Given task:
Scan the entries below for the word "this". Copy each line that has it.

Supplied entries:
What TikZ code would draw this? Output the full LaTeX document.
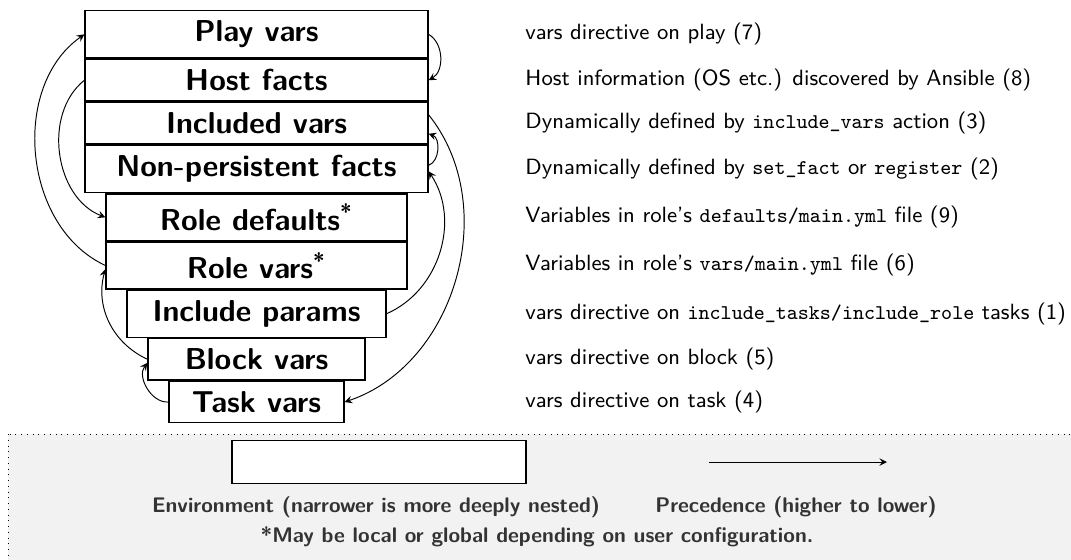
...
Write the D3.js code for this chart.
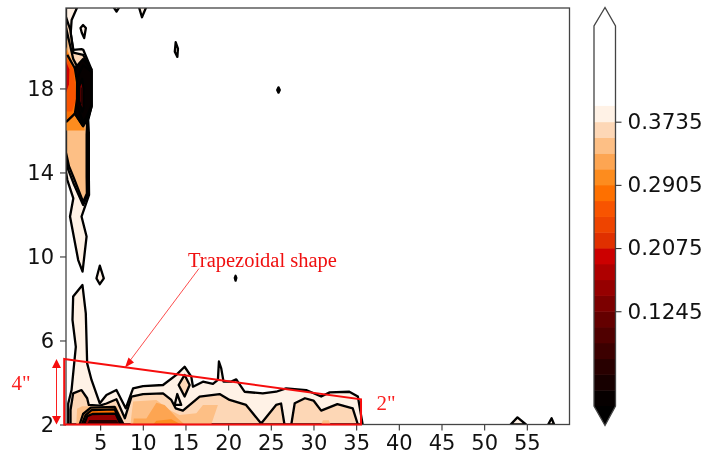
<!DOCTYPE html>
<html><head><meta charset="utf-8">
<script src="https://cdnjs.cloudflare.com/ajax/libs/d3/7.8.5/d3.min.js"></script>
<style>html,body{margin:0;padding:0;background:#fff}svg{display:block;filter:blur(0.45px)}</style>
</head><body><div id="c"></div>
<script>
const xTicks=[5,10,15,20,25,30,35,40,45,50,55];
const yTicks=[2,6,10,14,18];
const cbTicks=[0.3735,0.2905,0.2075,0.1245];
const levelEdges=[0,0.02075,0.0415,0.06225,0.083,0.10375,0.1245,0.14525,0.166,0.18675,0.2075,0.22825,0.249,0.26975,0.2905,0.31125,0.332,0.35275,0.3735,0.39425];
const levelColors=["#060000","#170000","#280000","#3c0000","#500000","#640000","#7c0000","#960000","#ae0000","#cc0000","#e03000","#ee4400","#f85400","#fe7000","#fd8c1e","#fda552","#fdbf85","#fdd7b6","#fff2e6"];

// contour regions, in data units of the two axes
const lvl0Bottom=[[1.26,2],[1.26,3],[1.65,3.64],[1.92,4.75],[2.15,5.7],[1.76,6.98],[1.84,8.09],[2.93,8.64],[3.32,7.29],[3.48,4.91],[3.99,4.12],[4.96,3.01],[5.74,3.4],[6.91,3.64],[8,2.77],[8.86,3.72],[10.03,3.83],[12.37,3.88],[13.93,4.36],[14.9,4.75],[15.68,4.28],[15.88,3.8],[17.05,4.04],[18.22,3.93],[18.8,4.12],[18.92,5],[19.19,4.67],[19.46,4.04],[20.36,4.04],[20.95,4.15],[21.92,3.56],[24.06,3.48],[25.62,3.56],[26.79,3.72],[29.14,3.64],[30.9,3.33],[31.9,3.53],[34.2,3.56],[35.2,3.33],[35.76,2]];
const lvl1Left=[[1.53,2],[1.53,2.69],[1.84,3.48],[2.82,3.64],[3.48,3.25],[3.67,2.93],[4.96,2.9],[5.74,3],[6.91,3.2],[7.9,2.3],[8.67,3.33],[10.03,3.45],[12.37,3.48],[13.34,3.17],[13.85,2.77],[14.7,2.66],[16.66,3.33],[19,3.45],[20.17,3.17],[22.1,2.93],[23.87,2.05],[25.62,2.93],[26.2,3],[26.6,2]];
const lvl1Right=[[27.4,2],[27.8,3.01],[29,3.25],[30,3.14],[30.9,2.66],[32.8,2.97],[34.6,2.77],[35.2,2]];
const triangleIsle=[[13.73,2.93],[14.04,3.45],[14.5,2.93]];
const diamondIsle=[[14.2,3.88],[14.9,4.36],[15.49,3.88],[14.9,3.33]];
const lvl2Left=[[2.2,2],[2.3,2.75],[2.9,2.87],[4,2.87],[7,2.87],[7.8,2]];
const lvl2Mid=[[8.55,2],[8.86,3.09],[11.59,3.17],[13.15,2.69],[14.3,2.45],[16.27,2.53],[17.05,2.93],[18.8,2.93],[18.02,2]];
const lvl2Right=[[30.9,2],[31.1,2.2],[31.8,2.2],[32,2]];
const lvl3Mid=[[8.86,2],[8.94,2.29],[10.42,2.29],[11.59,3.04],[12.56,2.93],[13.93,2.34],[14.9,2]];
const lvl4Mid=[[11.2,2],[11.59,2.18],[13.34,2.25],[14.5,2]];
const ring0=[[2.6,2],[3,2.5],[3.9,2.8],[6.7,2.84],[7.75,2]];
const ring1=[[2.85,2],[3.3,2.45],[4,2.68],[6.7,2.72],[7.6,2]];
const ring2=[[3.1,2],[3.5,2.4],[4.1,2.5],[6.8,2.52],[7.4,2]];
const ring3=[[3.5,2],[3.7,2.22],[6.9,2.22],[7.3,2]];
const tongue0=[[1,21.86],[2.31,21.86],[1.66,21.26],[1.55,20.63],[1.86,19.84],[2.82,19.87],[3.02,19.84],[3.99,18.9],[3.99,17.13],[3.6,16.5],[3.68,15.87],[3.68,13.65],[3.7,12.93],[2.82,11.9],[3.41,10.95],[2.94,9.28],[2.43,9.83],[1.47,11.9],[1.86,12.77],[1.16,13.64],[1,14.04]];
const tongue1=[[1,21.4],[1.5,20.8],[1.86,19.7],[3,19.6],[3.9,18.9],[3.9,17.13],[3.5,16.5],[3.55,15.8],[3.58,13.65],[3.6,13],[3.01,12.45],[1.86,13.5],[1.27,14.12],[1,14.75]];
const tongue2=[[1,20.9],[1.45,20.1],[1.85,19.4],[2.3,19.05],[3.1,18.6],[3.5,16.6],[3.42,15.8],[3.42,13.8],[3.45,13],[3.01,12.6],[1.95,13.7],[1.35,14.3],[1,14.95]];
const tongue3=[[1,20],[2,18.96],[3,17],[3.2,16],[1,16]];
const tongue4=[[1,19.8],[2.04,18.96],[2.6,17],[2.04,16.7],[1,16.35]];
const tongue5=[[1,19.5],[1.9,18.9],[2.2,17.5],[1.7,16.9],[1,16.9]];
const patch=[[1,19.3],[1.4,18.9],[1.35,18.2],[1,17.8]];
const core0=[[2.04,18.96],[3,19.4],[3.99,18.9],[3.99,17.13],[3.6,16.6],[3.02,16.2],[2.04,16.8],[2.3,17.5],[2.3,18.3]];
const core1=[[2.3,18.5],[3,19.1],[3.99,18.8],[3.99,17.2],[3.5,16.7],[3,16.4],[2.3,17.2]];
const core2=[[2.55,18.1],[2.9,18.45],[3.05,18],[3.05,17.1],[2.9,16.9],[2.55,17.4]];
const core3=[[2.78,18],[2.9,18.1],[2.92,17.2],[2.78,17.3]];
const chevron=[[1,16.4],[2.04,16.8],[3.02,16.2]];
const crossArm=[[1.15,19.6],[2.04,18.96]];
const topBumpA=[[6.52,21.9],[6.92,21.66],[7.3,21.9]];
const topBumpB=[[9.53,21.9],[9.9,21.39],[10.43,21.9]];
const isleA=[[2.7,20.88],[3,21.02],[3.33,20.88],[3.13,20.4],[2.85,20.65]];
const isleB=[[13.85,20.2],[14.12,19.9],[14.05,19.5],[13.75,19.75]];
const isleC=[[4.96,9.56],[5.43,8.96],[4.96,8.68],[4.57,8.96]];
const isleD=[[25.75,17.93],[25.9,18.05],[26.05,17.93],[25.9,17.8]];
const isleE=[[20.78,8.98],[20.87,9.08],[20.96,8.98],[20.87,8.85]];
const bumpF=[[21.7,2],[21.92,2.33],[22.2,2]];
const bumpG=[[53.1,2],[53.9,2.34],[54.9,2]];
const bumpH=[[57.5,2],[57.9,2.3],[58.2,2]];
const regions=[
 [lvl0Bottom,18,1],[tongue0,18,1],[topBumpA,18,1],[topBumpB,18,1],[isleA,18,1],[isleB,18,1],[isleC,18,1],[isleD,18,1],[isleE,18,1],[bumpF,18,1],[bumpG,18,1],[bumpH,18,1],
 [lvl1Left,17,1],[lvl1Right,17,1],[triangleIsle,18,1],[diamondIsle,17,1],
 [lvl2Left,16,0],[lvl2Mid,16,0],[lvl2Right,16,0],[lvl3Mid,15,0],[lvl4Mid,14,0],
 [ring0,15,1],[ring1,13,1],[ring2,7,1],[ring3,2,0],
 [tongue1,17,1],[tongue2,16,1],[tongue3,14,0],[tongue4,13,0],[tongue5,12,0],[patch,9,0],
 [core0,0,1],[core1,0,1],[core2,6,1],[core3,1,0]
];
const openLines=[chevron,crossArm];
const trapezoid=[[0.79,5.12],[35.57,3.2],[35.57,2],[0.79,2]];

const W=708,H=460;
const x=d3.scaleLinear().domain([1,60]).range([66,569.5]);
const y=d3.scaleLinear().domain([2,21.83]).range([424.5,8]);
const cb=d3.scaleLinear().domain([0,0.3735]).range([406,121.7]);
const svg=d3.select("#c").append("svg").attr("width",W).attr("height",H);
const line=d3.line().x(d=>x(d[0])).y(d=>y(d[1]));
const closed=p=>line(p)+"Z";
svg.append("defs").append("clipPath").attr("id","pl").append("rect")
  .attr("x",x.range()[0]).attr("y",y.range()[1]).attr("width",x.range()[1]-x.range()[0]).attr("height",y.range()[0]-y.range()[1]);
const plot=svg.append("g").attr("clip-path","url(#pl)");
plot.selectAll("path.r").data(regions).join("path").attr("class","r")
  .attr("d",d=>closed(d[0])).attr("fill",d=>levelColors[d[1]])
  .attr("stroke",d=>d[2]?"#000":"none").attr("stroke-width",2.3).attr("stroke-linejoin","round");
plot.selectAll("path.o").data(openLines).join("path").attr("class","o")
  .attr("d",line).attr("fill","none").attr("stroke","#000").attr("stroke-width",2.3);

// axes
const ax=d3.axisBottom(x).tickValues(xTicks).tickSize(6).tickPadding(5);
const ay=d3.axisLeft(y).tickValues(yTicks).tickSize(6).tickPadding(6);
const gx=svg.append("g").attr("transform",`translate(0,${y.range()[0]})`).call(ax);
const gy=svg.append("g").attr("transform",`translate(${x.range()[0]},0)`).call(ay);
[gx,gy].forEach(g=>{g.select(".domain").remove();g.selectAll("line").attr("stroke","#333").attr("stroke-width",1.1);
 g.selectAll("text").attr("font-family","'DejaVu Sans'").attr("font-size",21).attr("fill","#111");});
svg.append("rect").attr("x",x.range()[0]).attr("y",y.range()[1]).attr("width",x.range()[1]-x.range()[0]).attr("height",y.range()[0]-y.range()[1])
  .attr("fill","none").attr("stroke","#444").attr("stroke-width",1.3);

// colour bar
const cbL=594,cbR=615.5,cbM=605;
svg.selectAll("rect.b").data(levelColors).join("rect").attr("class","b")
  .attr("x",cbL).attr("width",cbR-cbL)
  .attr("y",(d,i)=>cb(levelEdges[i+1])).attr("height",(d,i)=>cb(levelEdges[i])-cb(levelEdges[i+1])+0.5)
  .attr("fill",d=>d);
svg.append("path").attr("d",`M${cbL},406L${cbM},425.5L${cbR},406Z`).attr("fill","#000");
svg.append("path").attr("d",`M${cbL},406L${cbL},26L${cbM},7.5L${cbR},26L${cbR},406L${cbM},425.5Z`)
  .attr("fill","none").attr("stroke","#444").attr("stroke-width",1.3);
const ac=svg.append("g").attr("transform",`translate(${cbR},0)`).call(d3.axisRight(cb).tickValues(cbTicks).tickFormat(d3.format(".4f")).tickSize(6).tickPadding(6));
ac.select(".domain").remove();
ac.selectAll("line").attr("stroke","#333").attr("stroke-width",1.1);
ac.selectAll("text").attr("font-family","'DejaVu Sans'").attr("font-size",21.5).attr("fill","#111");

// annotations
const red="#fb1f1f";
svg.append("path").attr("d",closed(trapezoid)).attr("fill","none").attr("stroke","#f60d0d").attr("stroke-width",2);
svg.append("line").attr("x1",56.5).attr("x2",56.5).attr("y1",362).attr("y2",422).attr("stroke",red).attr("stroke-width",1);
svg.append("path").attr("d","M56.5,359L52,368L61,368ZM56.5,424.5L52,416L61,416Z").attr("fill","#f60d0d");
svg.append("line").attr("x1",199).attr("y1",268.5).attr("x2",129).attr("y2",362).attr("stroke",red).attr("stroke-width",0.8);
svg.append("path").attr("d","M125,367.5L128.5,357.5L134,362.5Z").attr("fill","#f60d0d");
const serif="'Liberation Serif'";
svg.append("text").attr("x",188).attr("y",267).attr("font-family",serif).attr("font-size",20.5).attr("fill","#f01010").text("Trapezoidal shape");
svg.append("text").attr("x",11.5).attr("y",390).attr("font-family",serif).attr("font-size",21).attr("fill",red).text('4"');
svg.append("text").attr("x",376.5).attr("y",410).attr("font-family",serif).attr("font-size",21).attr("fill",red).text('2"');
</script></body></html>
---
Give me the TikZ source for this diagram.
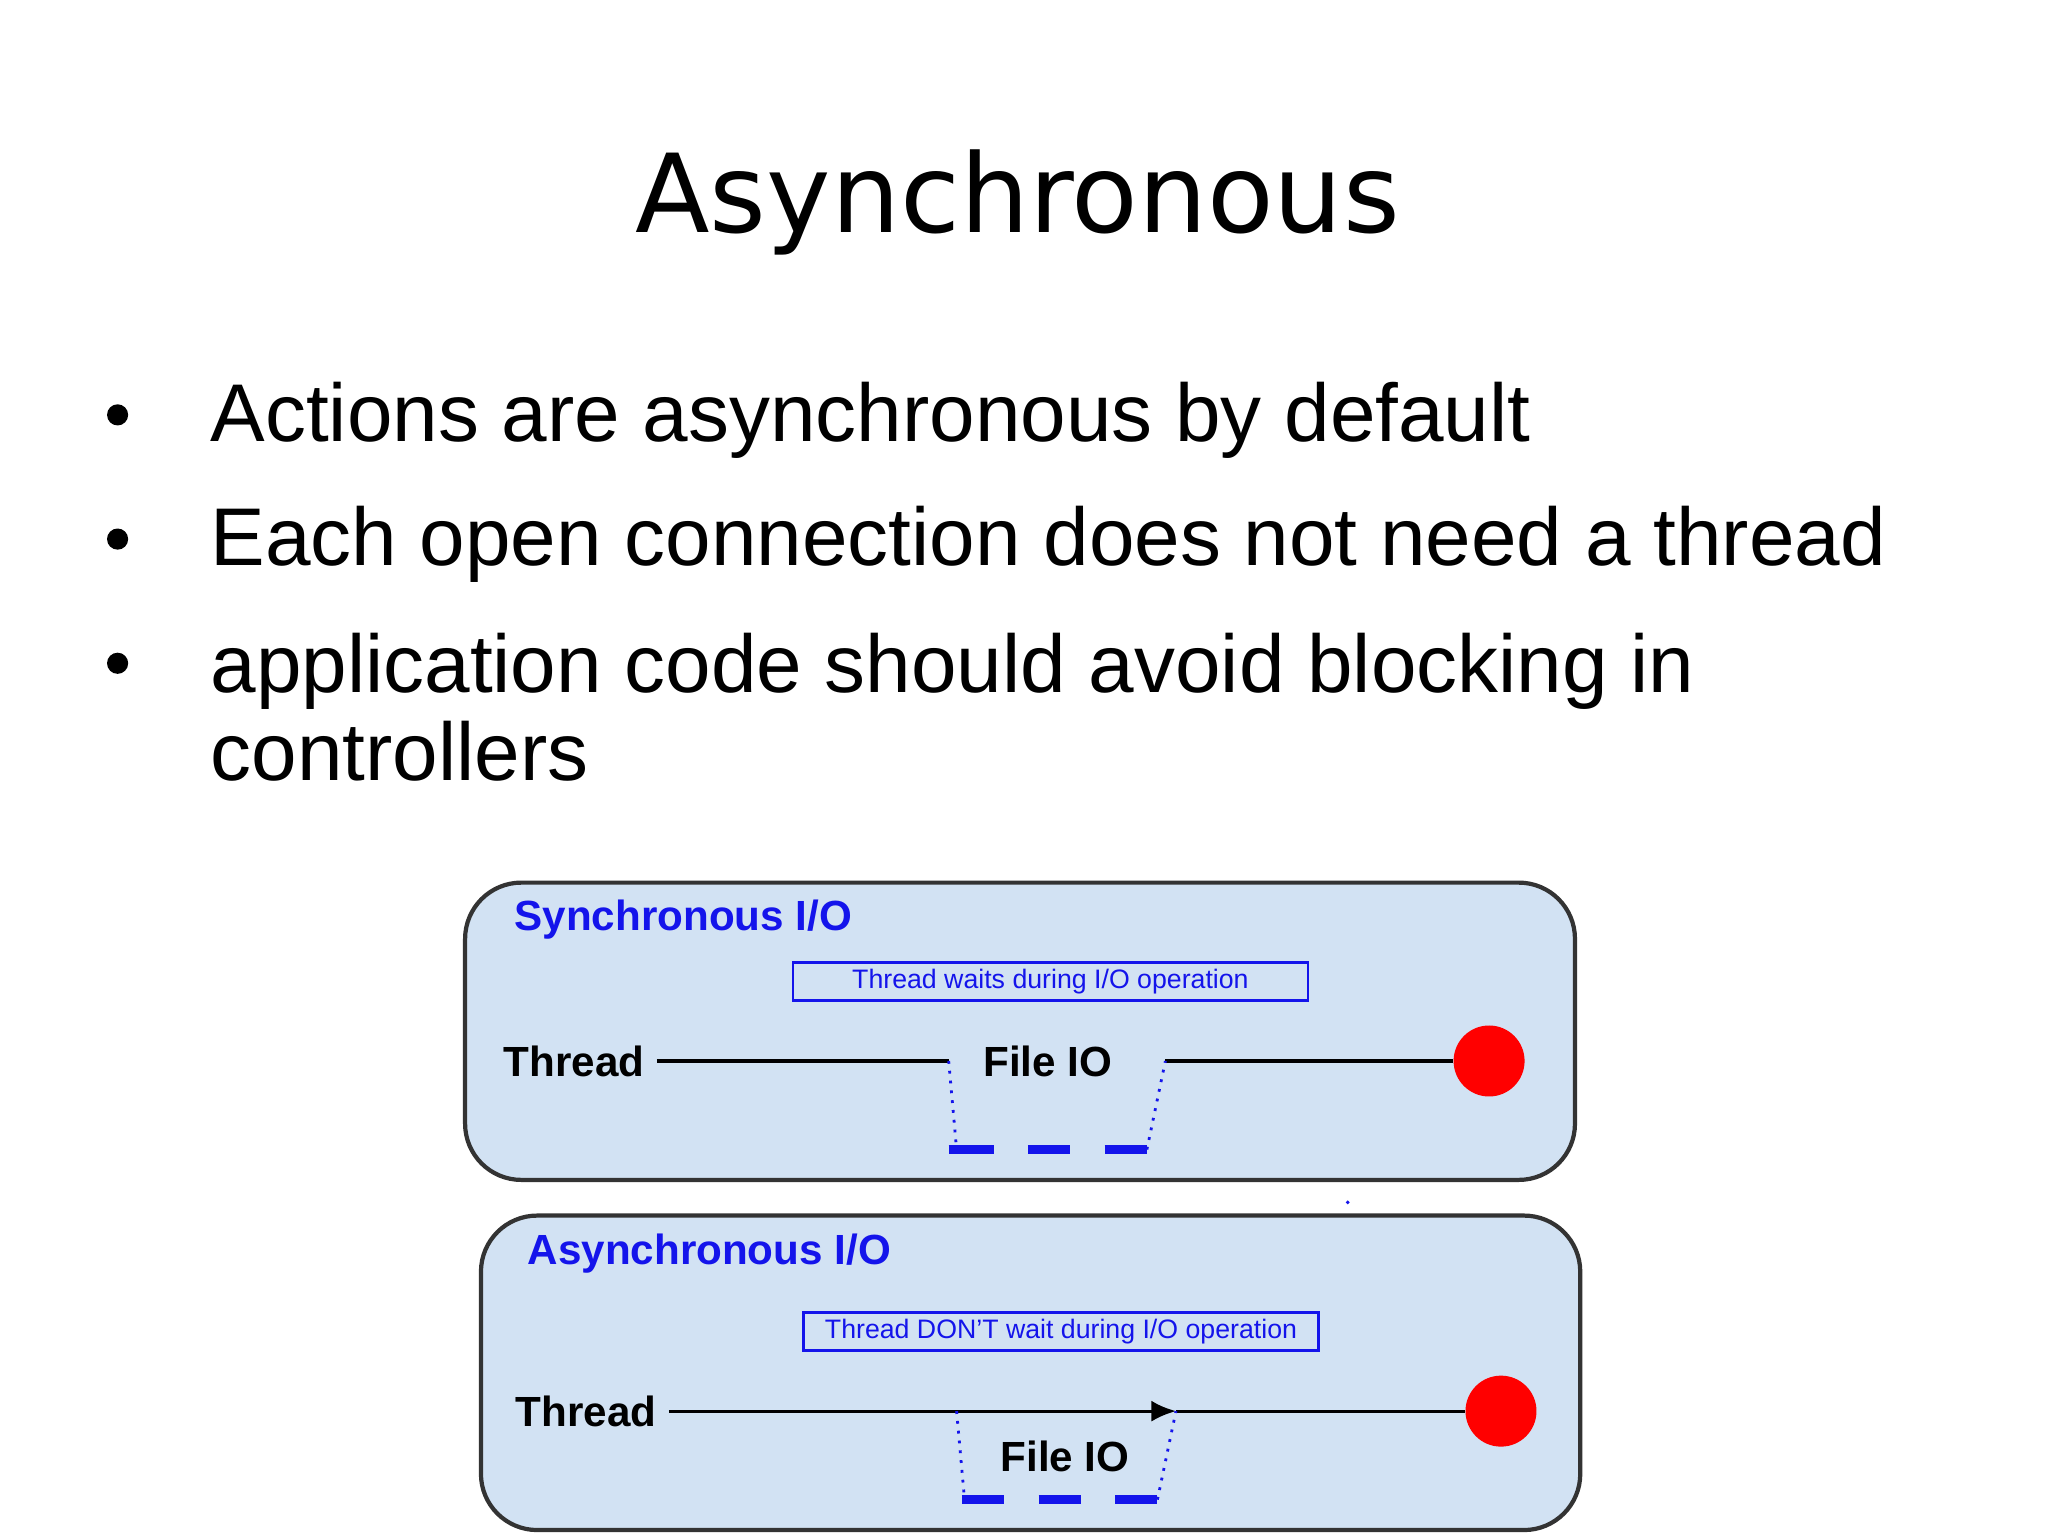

Result:
What TikZ code would draw this? Output the full LaTeX document.
Write the D3.js code for this chart.
Give me the TikZ source for this diagram.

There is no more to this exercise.